LBM – An AI Image Conversion Framework for Controllable Shadow Generation
What is LBM?
LBM (Latent Bridge Matching) is a novel image-to-image translation framework introduced by the Jasper Research team. It performs fast and efficient image transformation by building bridge matching in latent space. LBM supports single-step inference, making it suitable for a wide range of image translation tasks, including object removal, relighting, depth and normal estimation, and more.
The model constructs random paths between source and target images using a Brownian Bridge in latent space, increasing sample diversity. Its conditional framework enables controllable shadow generation and image relighting. LBM achieves state-of-the-art or superior performance across various tasks, demonstrating strong generalizability and efficiency.
Key Features of LBM
-
Object Removal: Removes specified objects and associated shadows from images while preserving the background seamlessly.
-
Image Relighting: Relights foreground elements based on given background or lighting conditions, removing existing shadows and reflections.
-
Image Restoration: Restores degraded images to their original quality by translating them into cleaner versions.
-
Depth/Normal Map Generation: Converts input images into depth maps or surface normal maps for use in 3D reconstruction tasks.
-
Controllable Shadow Generation: Creates realistic shadows based on the position, color, and intensity of light sources to enhance visual realism.

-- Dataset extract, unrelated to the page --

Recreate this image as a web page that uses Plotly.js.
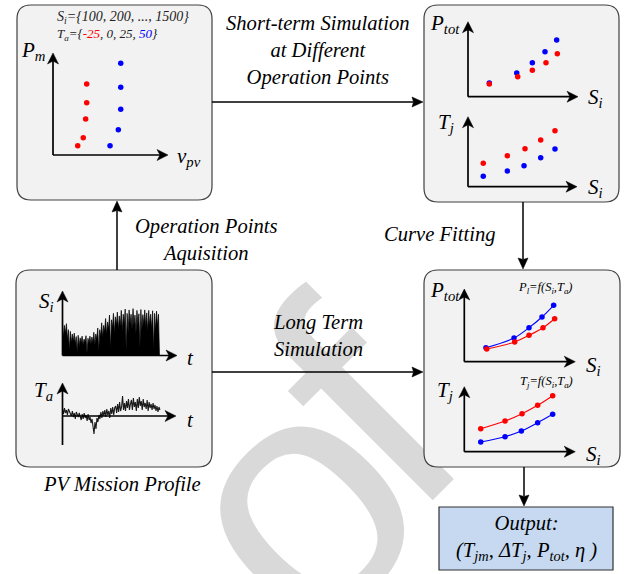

Technical Foundations of LBM
-
Latent Space Encoding: Both source and target images are encoded into a low-dimensional latent space, reducing computational cost and improving scalability.
-
Brownian Bridge: Constructs a stochastic path — a Brownian Bridge — in latent space that connects the latent representations of the source and target images. This randomness allows for diverse output generation.
-
Stochastic Differential Equations (SDEs): Predicts latent representations along the Brownian path by solving stochastic differential equations, enabling accurate image translation.
-
Conditional Framework: Supports additional control inputs such as lighting maps, enabling tasks like controllable relighting and shadow synthesis.
-
Pixel-Level Loss: Trains the model using pixel-level losses such as LPIPS to ensure visual consistency between generated and target images.
Project Links
-
Official Website: https://gojasper.github.io/latent-bridge-matching/
-
GitHub Repository: https://github.com/gojasper/LBM
-
arXiv Paper: https://arxiv.org/pdf/2503.07535
-
Online Demo: https://huggingface.co/spaces/jasperai/LBM
Application Scenarios for LBM
-
General Users: Everyday photo editing tasks such as removing unwanted objects, restoring old photos, or adjusting lighting conditions.
-
Photography Enthusiasts: Post-processing to enhance realism, add or modify shadows and lighting effects.
-
Graphic Designers: Creative workflows that involve generating depth/normal maps, rapid image correction, and adjustment.
-
Video Editors: Frame-by-frame video enhancement, including object lighting and shadow adjustments.
-
3D Modelers: Generating depth or surface normal maps from photos to assist in 3D modeling and reconstruction tasks.